La revendication autour de la coéducation, portée en particulier par la FCPE, a bien débouché sur la reprise de la notion y compris dans les textes officiels, mais, concrètement, force est de constater que bien peu de choses ont vraiment progressé. Certes, des délégué-e-s de parents siègent dans les différents Conseils, du primaire au lycée, bien des expériences locales fort riches liant familles et éducateurs existent, mais dans une période où la représentativité des fédérations comme celle des syndicats va déclinante, alors que l’individualisme dans notre société va triomphant, et où la notion de « travail en équipe » est, chez les enseignant-e-s en particulier, loin d’être prisée, le militantisme et l’engagement pédagogiques sont plus que jamais nécessaires.

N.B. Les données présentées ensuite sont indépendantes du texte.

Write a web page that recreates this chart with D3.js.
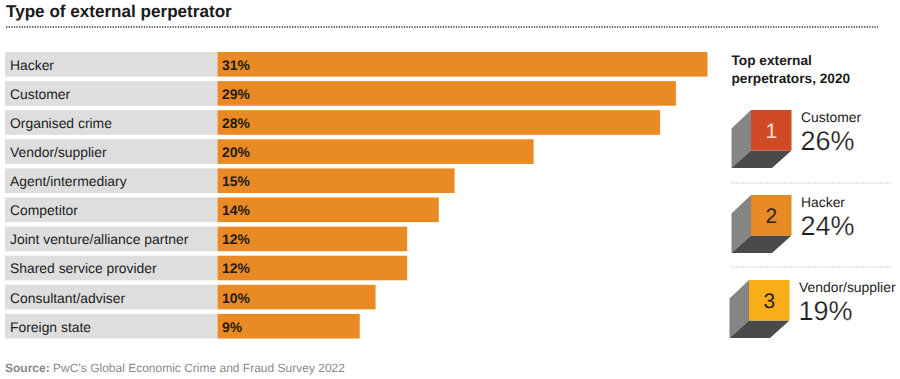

Et ce n’est malheureusement pas la formation actuelle – moins « professionnelle » que jamais dans les Espé où, de plus, l’allongement des études privilégie un recrutement socialement similaire – qui permet d’être, à brève échéance, d’un optimisme béat.

Reste donc à continuer, comme hier, de militer individuellement et collectivement, en suscitant des rencontres en personne – pas simple dans un univers où les échanges se font de plus en plus souvent à distance – avec les collègues d’abord au sein des établissements pour les convaincre encore et toujours de la nécessité du travail en équipes, avec les partenaires ensuite : les parents bien sûr, mais aussi l’ensemble de celles et ceux qui participent à l’éducation des jeunes, en particulier ceux représentés au sein du CAPE (Collectif des associations partenaires de l’École).